Another possible explanation is the effects of nanostructures enhancing mineralization. As suggested by Tsukimura et al., nanostructured surfaces enhanced the mineralization of rat bone-marrow-derived osteoblasts (Tsukimura et al., 2011). It is suggested that, along with the effect of chemistry, the effect of topography was involved in the enhancement.
Furthermore, the highly active mineralization cascade of the interfacial bone around the nanostructured HA-coated implants can be explained from a genetic perspective. It has been reported that alkaline phosphatase expression in bone around nanostructured HA-coated implants was significantly higher than that of the bone around non-coated surfaces, and the relative expression differences between the HT and HA surfaces amplified over time (Jimbo et al., 2011b). Since high alkaline phosphatase activity enhances osteopontin expression, which is known to be a cohesive factor for mineralization, it is suggested that HA coating was partly responsible for the enhanced bone nanomechanical properties.
Although osseointegration is defined from direct measurement of bone-to-implant contact, the clinical interest today is focusing increasingly on the stability of the implant that will withstand dynamic loading.

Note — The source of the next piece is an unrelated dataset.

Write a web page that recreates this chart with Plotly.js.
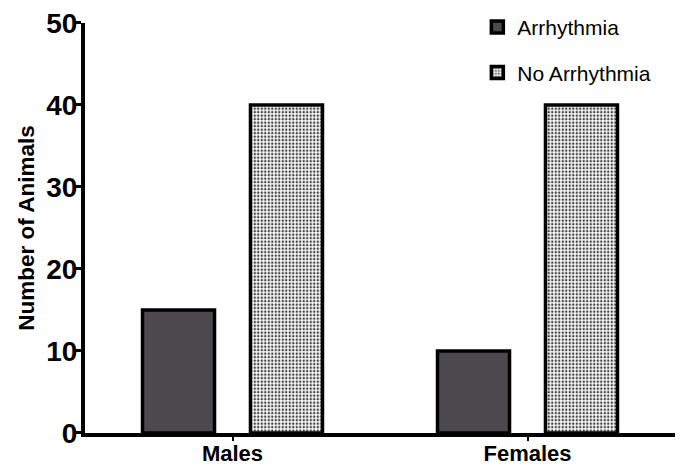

Clearly, this would require simultaneous new bone formation, and the mineralization level of forming bone may be an essential factor. With the nanoindenter, the capabilities of the nano HA to strengthen bone quality were demonstrated, validating the hypothesis that nanoscale HA-coated implant surfaces will hasten the quality of osseointegration.
While initial bone apposition is an important aspect of osseointegration, longer healing periods, especially when dynamic loading is involved, are of great clinical interest. This study presents purely experimental findings, since only a single 3-week observation was made. Further studies are required to develop conclusions regarding clinical performance.
Footnotes
GC Dental is acknowledged for providing the implants. This study was funded by grants from the Swedish Knowledge Foundation.
The authors declare no potential conflicts of interest with respect to the authorship and/or publication of this article.